MATCH (LineReports:Employee)-[:REPORTS_TO]->(boss:Employee{name:’John Tuld’})
RETURN LineReports;

This gives us the same kind of visualisation (but thinned out) and in all cases there seems to be the option to view as a data table and/or export as JSON:

Neo4j-Screenshot-4

Neo4j-Screenshot-5-edited

Trust me when I say I’ve only scratched the surface of what Cypher can do there, even in terms of what I’ve managed to experiment with in the last 48 hours.  However, this post seems to be getting quite long enough already, and I hope you can already get the sense that I do, that this is potentially quite a nice language to work in.  It’s got a kind of cleanness to it, and a kind of functional-meets-imperative-meets-query feel that reminds me somewhat of LINQ (especially in the context of LINQPad). I’m definitely keen to keep trying out different features and to see how well it deals with more complex queries and a slightly greater volume of data.

One thing to notice from a SQL Server point of view (my home turf) is that there does seem to be a similar concept of cached execution plans, with the similarities extending as far as the recommended use of parameterised queries to maximise plan reuse – and it looks like there’s also a command-line profiler tool available to wring the best performance out of your queries.  More details of some of that here.  So as with a lot else in Neo4j, I would say there’s enough familiar hooks to get you started, and enough new functionality and potential to keep things interesting.

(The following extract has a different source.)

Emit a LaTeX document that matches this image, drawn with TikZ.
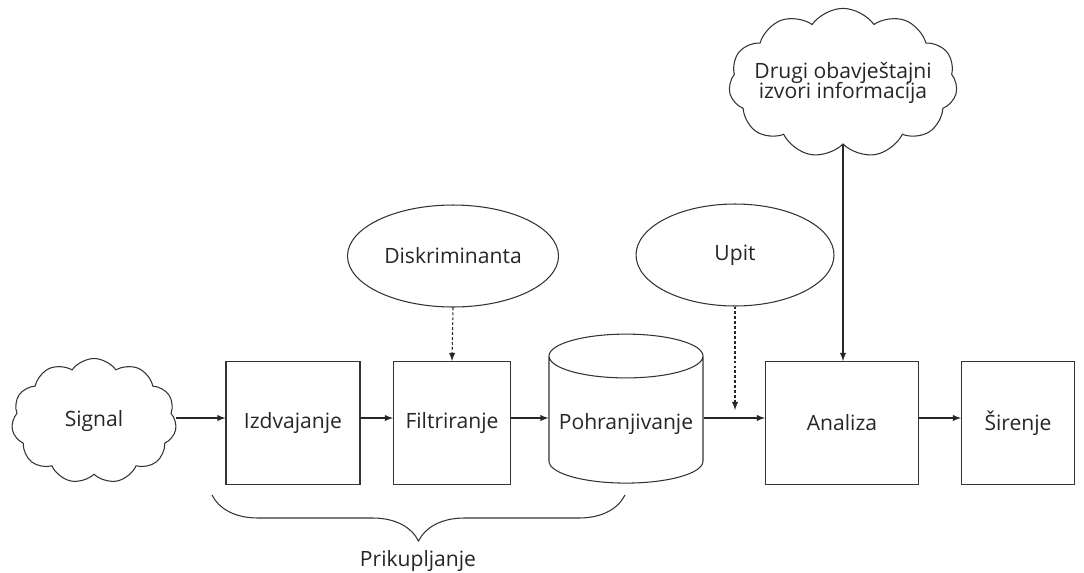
\documentclass[tikz,border=0pt]{standalone}
\usepackage{fontspec}
\setmainfont{Open Sans}
\usepackage{tikz}
\usetikzlibrary{arrows,shapes,positioning,calc,decorations.pathreplacing}

\begin{document}
\begin{tikzpicture}[x=0.02cm, y=-0.02cm, >=latex, line width=0.6pt,
    every node/.style={font=\fontsize{12}{14.5}\selectfont, text=black!85},
    stagebox/.style={draw=black!80, minimum width=2.68cm, minimum height=2.46cm},
    oval/.style={draw=black!80, ellipse, minimum width=4.1cm, minimum height=2.04cm},
    puff/.style={draw=black!80, cloud, cloud puffs=11, cloud puff arc=110, aspect=1.4},
    flow/.style={->, draw=black!85},
    hint/.style={->, draw=black!85, dash pattern=on 1.6pt off 1.2pt}]
    \useasboundingbox (0,0) rectangle (1084,572);

    % processing chain
    \node[puff, minimum width=3.3cm, minimum height=2.5cm] (signal) at (94,421) {Signal};
    \node[stagebox] (izdv) at (293,423) {Izdvajanje};
    \node[stagebox, minimum width=2.34cm] (filt) at (452,423) {Filtriranje};
    \node[draw=black!80, cylinder, shape border rotate=90, aspect=0.3,
          minimum width=3.08cm, minimum height=2.98cm] (pohr) at (626,424) {Pohranjivanje};
    \node[stagebox, minimum width=3.06cm] (anal) at (842,423) {Analiza};
    \node[stagebox, minimum width=2.26cm] (sire) at (1018,423) {Širenje};

    % inputs from above
    \node[oval] (diskr) at (453,256) {Diskriminanta};
    \node[oval, minimum width=3.96cm] (upit) at (735,255) {Upit};
    \node[puff, aspect=1.8, inner xsep=-0.22cm, inner ysep=-0.16cm,
          align=center] (drugi) at (843,83)
        {Drugi obavještajni\\[-3pt] izvori informacija};

    \coordinate (upitend) at (735,410);

    % connectors
    \draw[flow] (signal.east |- 0,418) -- (izdv.west |- 0,418);
    \draw[flow] (izdv.east |- 0,418) -- (filt.west |- 0,418);
    \draw[flow] (filt.east |- 0,418) -- (pohr.west |- 0,418);
    \draw[flow] (pohr.east |- 0,418) -- (anal.west |- 0,418);
    \draw[flow] (anal.east |- 0,418) -- (sire.west |- 0,418);
    \draw[hint] (diskr.south) -- (filt.north);
    \draw[hint] (upit.south) -- (upitend);
    \draw[flow] (drugi.south) -- (anal.north -| drugi.south);

    % grouping brace
    \draw[black!80, decorate, decoration={brace, mirror, amplitude=0.92cm}]
        (212,495) -- (625,495);
    \node (prik) at (418,561) {Prikupljanje};
\end{tikzpicture}
\end{document}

Overall – I would definitely recommend taking a look at what Neo4j can offer.  Getting a grasp of the basics doesn’t require a massive investment of time and the tools are pretty decent, although doubtless they will mature with time, and there’s already a good range of client libraries/ drivers available.  As and when I get a chance, I’ll probably take a look at some of these and also at the crucial question of how well it handles fully automated data imports from other sources.